◆ Available data
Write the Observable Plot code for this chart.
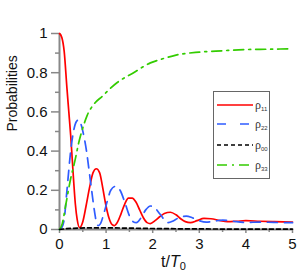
<!DOCTYPE html>
<html>
<head>
<meta charset="utf-8">
<script src="https://cdn.jsdelivr.net/npm/d3@7"></script>
<script src="https://cdn.jsdelivr.net/npm/@observablehq/plot@0.6"></script>
<style>
  html, body { margin: 0; padding: 0; background: #fff; }
  #wrap { position: relative; width: 300px; height: 273px; font-family: "Liberation Sans", Arial, sans-serif; }
  #xlabel { position: absolute; left: 161px; top: 253px; font-size: 16px; color: #111; white-space: nowrap; }
  #xlabel sub { font-size: 11px; vertical-align: -3px; }
  #legend { position: absolute; left: 213px; top: 91px; width: 55px; height: 86px; border: 1px solid #666; background: #fff; }
  #legend svg { overflow: visible; display: block; }
</style>
</head>
<body>
<div id="wrap">
  <div id="chart"></div>
  <div id="xlabel">t/<i>T</i><sub>0</sub></div>
  <div id="legend"></div>
</div>
<script>
// ---- data ----
const seriesNames = ["11", "22", "00", "33"];
const seriesColors = ["#ff0000", "#2f5cff", "#000000", "#33cc00"];
const seriesDash = [null, "10,7", "4,3", "10,5,2,5"];

const t11 = [0,0.05,0.1,0.16,0.2,0.24,0.3,0.34,0.38,0.43,0.5,0.57,0.65,0.72,0.79,0.86,0.93,0.99,1.06,1.13,1.18,1.25,1.32,1.4,1.48,1.56,1.64,1.72,1.8,1.88,1.95,2.05,2.15,2.25,2.38,2.5,2.6,2.7,2.81,2.95,3.1,3.25,3.45,3.6,3.8,4.0,4.3,4.6,5.0];
const rho11 = [1.0,0.98,0.91,0.72,0.60,0.48,0.26,0.13,0.05,0.01,0.04,0.12,0.22,0.29,0.31,0.29,0.21,0.13,0.06,0.025,0.02,0.04,0.08,0.13,0.16,0.16,0.14,0.10,0.06,0.035,0.03,0.045,0.065,0.082,0.088,0.075,0.055,0.04,0.035,0.045,0.057,0.055,0.045,0.04,0.042,0.045,0.042,0.04,0.038];

const t22 = [0,0.05,0.1,0.16,0.24,0.3,0.36,0.41,0.47,0.52,0.58,0.63,0.69,0.74,0.79,0.83,0.88,0.95,1.02,1.1,1.2,1.3,1.4,1.5,1.58,1.65,1.75,1.85,1.95,2.05,2.15,2.25,2.33,2.45,2.6,2.72,2.85,3.0,3.15,3.3,3.5,3.7,4.0,4.3,4.6,5.0];
const rho22 = [0,0.01,0.05,0.2,0.4,0.5,0.55,0.56,0.53,0.48,0.40,0.31,0.2,0.11,0.04,0.02,0.03,0.08,0.14,0.2,0.22,0.2,0.14,0.07,0.04,0.035,0.06,0.1,0.12,0.11,0.08,0.05,0.035,0.045,0.065,0.068,0.06,0.045,0.038,0.042,0.048,0.043,0.036,0.038,0.036,0.035];

const t00 = [0,0.15,0.3,0.6,1.0,1.5,2.0,3.0,4.0,5.0];
const rho00 = [0,0.004,0.006,0.008,0.008,0.007,0.005,0.003,0.002,0.002];

const t33 = [0,0.06,0.13,0.24,0.34,0.41,0.49,0.59,0.74,0.92,1.09,1.24,1.59,1.95,2.2,2.5,3.0,3.5,4.0,4.5,5.0];
const rho33 = [0,0.03,0.12,0.26,0.36,0.44,0.51,0.58,0.64,0.68,0.72,0.75,0.80,0.85,0.87,0.89,0.905,0.912,0.918,0.92,0.922];

const xTicks = [0,1,2,3,4,5];
const xMinor = [0.5,1.5,2.5,3.5,4.5];
const yTicks = [0,0.2,0.4,0.6,0.8,1];
const yMinor = [0.1,0.3,0.5,0.7,0.9];

// ---- build ----
const ts = [t11, t22, t00, t33];
const vs = [rho11, rho22, rho00, rho33];
const rows = ts.map((tt, k) => tt.map((t, i) => ({t, v: vs[k][i]})));

const axisColor = "#888";
const lineMarks = [0, 1, 3, 2].map(k => Plot.line(rows[k], {
  x: "t", y: "v", curve: "monotone-x",
  stroke: seriesColors[k], strokeWidth: 1.7,
  strokeDasharray: seriesDash[k] || undefined
}));

const chart = Plot.plot({
  width: 300, height: 273,
  marginTop: 33, marginBottom: 44, marginLeft: 59, marginRight: 8,
  style: {fontFamily: "Liberation Sans, Arial, sans-serif", color: "#111", background: "#fff"},
  x: {domain: [0, 5]},
  y: {domain: [0, 1]},
  marks: [
    Plot.axisY({ticks: yTicks, tickSize: 8, tickPadding: 4, fontSize: 15, stroke: axisColor, strokeWidth: 1.5, tickFormat: d => String(d), label: null}),
    Plot.axisY({ticks: yMinor, tickSize: 4, stroke: axisColor, strokeWidth: 1.5, tickFormat: () => "", label: null}),
    Plot.axisX({ticks: xTicks, tickSize: 4, tickPadding: 5, fontSize: 15, stroke: axisColor, strokeWidth: 1.5, tickFormat: d => String(d), label: null}),
    Plot.axisX({ticks: xMinor, tickSize: 3, stroke: axisColor, strokeWidth: 1.5, tickFormat: () => "", label: null}),
    Plot.ruleX([0], {y1: 0, y2: 1, stroke: axisColor, strokeWidth: 2}),
    Plot.ruleY([0], {x1: 0, x2: 5, stroke: axisColor, strokeWidth: 2}),
    ...lineMarks,
    Plot.text(["Probabilities"], {frameAnchor: "left", dx: -47, rotate: -90, fontSize: 14, fill: "#111"})
  ]
});
document.getElementById("chart").appendChild(chart);

// ---- legend ----
const ns = "http://www.w3.org/2000/svg";
const lsvg = document.createElementNS(ns, "svg");
lsvg.setAttribute("width", 55); lsvg.setAttribute("height", 86);
const rowY = [13, 32, 53, 73];
seriesNames.forEach((name, k) => {
  const ln = document.createElementNS(ns, "line");
  ln.setAttribute("x1", 3); ln.setAttribute("x2", 39);
  ln.setAttribute("y1", rowY[k]); ln.setAttribute("y2", rowY[k]);
  ln.setAttribute("stroke", seriesColors[k]); ln.setAttribute("stroke-width", 1.7);
  if (seriesDash[k]) ln.setAttribute("stroke-dasharray", k === 1 ? "9,14" : seriesDash[k]);
  lsvg.appendChild(ln);
  const tx = document.createElementNS(ns, "text");
  tx.setAttribute("x", 41); tx.setAttribute("y", rowY[k] + 4);
  tx.setAttribute("font-family", "Liberation Serif, Times New Roman, serif");
  tx.setAttribute("font-size", 12); tx.setAttribute("fill", "#333");
  tx.textContent = "ρ";
  const sb = document.createElementNS(ns, "tspan");
  sb.setAttribute("font-size", 6); sb.setAttribute("dy", 2);
  sb.setAttribute("font-family", "Liberation Sans Narrow, Liberation Sans, Arial, sans-serif");
  sb.textContent = name;
  tx.appendChild(sb);
  lsvg.appendChild(tx);
});
document.getElementById("legend").appendChild(lsvg);
</script>
</body>
</html>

◆ Exercise instructions
Copy the data character for character, but drop all pictures from the copy.

◆ Output for this exercise
Write the Observable Plot code for this chart.
<!DOCTYPE html>
<html>
<head>
<meta charset="utf-8">
<script src="https://cdn.jsdelivr.net/npm/d3@7"></script>
<script src="https://cdn.jsdelivr.net/npm/@observablehq/plot@0.6"></script>
<style>
  html, body { margin: 0; padding: 0; background: #fff; }
  #wrap { position: relative; width: 300px; height: 273px; font-family: "Liberation Sans", Arial, sans-serif; }
  #xlabel { position: absolute; left: 161px; top: 253px; font-size: 16px; color: #111; white-space: nowrap; }
  #xlabel sub { font-size: 11px; vertical-align: -3px; }
  #legend { position: absolute; left: 213px; top: 91px; width: 55px; height: 86px; border: 1px solid #666; background: #fff; }
  #legend svg { overflow: visible; display: block; }
</style>
</head>
<body>
<div id="wrap">
  <div id="chart"></div>
  <div id="xlabel">t/<i>T</i><sub>0</sub></div>
  <div id="legend"></div>
</div>
<script>
// ---- data ----
const seriesNames = ["11", "22", "00", "33"];
const seriesColors = ["#ff0000", "#2f5cff", "#000000", "#33cc00"];
const seriesDash = [null, "10,7", "4,3", "10,5,2,5"];

const t11 = [0,0.05,0.1,0.16,0.2,0.24,0.3,0.34,0.38,0.43,0.5,0.57,0.65,0.72,0.79,0.86,0.93,0.99,1.06,1.13,1.18,1.25,1.32,1.4,1.48,1.56,1.64,1.72,1.8,1.88,1.95,2.05,2.15,2.25,2.38,2.5,2.6,2.7,2.81,2.95,3.1,3.25,3.45,3.6,3.8,4.0,4.3,4.6,5.0];
const rho11 = [1.0,0.98,0.91,0.72,0.60,0.48,0.26,0.13,0.05,0.01,0.04,0.12,0.22,0.29,0.31,0.29,0.21,0.13,0.06,0.025,0.02,0.04,0.08,0.13,0.16,0.16,0.14,0.10,0.06,0.035,0.03,0.045,0.065,0.082,0.088,0.075,0.055,0.04,0.035,0.045,0.057,0.055,0.045,0.04,0.042,0.045,0.042,0.04,0.038];

const t22 = [0,0.05,0.1,0.16,0.24,0.3,0.36,0.41,0.47,0.52,0.58,0.63,0.69,0.74,0.79,0.83,0.88,0.95,1.02,1.1,1.2,1.3,1.4,1.5,1.58,1.65,1.75,1.85,1.95,2.05,2.15,2.25,2.33,2.45,2.6,2.72,2.85,3.0,3.15,3.3,3.5,3.7,4.0,4.3,4.6,5.0];
const rho22 = [0,0.01,0.05,0.2,0.4,0.5,0.55,0.56,0.53,0.48,0.40,0.31,0.2,0.11,0.04,0.02,0.03,0.08,0.14,0.2,0.22,0.2,0.14,0.07,0.04,0.035,0.06,0.1,0.12,0.11,0.08,0.05,0.035,0.045,0.065,0.068,0.06,0.045,0.038,0.042,0.048,0.043,0.036,0.038,0.036,0.035];

const t00 = [0,0.15,0.3,0.6,1.0,1.5,2.0,3.0,4.0,5.0];
const rho00 = [0,0.004,0.006,0.008,0.008,0.007,0.005,0.003,0.002,0.002];

const t33 = [0,0.06,0.13,0.24,0.34,0.41,0.49,0.59,0.74,0.92,1.09,1.24,1.59,1.95,2.2,2.5,3.0,3.5,4.0,4.5,5.0];
const rho33 = [0,0.03,0.12,0.26,0.36,0.44,0.51,0.58,0.64,0.68,0.72,0.75,0.80,0.85,0.87,0.89,0.905,0.912,0.918,0.92,0.922];

const xTicks = [0,1,2,3,4,5];
const xMinor = [0.5,1.5,2.5,3.5,4.5];
const yTicks = [0,0.2,0.4,0.6,0.8,1];
const yMinor = [0.1,0.3,0.5,0.7,0.9];

// ---- build ----
const ts = [t11, t22, t00, t33];
const vs = [rho11, rho22, rho00, rho33];
const rows = ts.map((tt, k) => tt.map((t, i) => ({t, v: vs[k][i]})));

const axisColor = "#888";
const lineMarks = [0, 1, 3, 2].map(k => Plot.line(rows[k], {
  x: "t", y: "v", curve: "monotone-x",
  stroke: seriesColors[k], strokeWidth: 1.7,
  strokeDasharray: seriesDash[k] || undefined
}));

const chart = Plot.plot({
  width: 300, height: 273,
  marginTop: 33, marginBottom: 44, marginLeft: 59, marginRight: 8,
  style: {fontFamily: "Liberation Sans, Arial, sans-serif", color: "#111", background: "#fff"},
  x: {domain: [0, 5]},
  y: {domain: [0, 1]},
  marks: [
    Plot.axisY({ticks: yTicks, tickSize: 8, tickPadding: 4, fontSize: 15, stroke: axisColor, strokeWidth: 1.5, tickFormat: d => String(d), label: null}),
    Plot.axisY({ticks: yMinor, tickSize: 4, stroke: axisColor, strokeWidth: 1.5, tickFormat: () => "", label: null}),
    Plot.axisX({ticks: xTicks, tickSize: 4, tickPadding: 5, fontSize: 15, stroke: axisColor, strokeWidth: 1.5, tickFormat: d => String(d), label: null}),
    Plot.axisX({ticks: xMinor, tickSize: 3, stroke: axisColor, strokeWidth: 1.5, tickFormat: () => "", label: null}),
    Plot.ruleX([0], {y1: 0, y2: 1, stroke: axisColor, strokeWidth: 2}),
    Plot.ruleY([0], {x1: 0, x2: 5, stroke: axisColor, strokeWidth: 2}),
    ...lineMarks,
    Plot.text(["Probabilities"], {frameAnchor: "left", dx: -47, rotate: -90, fontSize: 14, fill: "#111"})
  ]
});
document.getElementById("chart").appendChild(chart);

// ---- legend ----
const ns = "http://www.w3.org/2000/svg";
const lsvg = document.createElementNS(ns, "svg");
lsvg.setAttribute("width", 55); lsvg.setAttribute("height", 86);
const rowY = [13, 32, 53, 73];
seriesNames.forEach((name, k) => {
  const ln = document.createElementNS(ns, "line");
  ln.setAttribute("x1", 3); ln.setAttribute("x2", 39);
  ln.setAttribute("y1", rowY[k]); ln.setAttribute("y2", rowY[k]);
  ln.setAttribute("stroke", seriesColors[k]); ln.setAttribute("stroke-width", 1.7);
  if (seriesDash[k]) ln.setAttribute("stroke-dasharray", k === 1 ? "9,14" : seriesDash[k]);
  lsvg.appendChild(ln);
  const tx = document.createElementNS(ns, "text");
  tx.setAttribute("x", 41); tx.setAttribute("y", rowY[k] + 4);
  tx.setAttribute("font-family", "Liberation Serif, Times New Roman, serif");
  tx.setAttribute("font-size", 12); tx.setAttribute("fill", "#333");
  tx.textContent = "ρ";
  const sb = document.createElementNS(ns, "tspan");
  sb.setAttribute("font-size", 6); sb.setAttribute("dy", 2);
  sb.setAttribute("font-family", "Liberation Sans Narrow, Liberation Sans, Arial, sans-serif");
  sb.textContent = name;
  tx.appendChild(sb);
  lsvg.appendChild(tx);
});
document.getElementById("legend").appendChild(lsvg);
</script>
</body>
</html>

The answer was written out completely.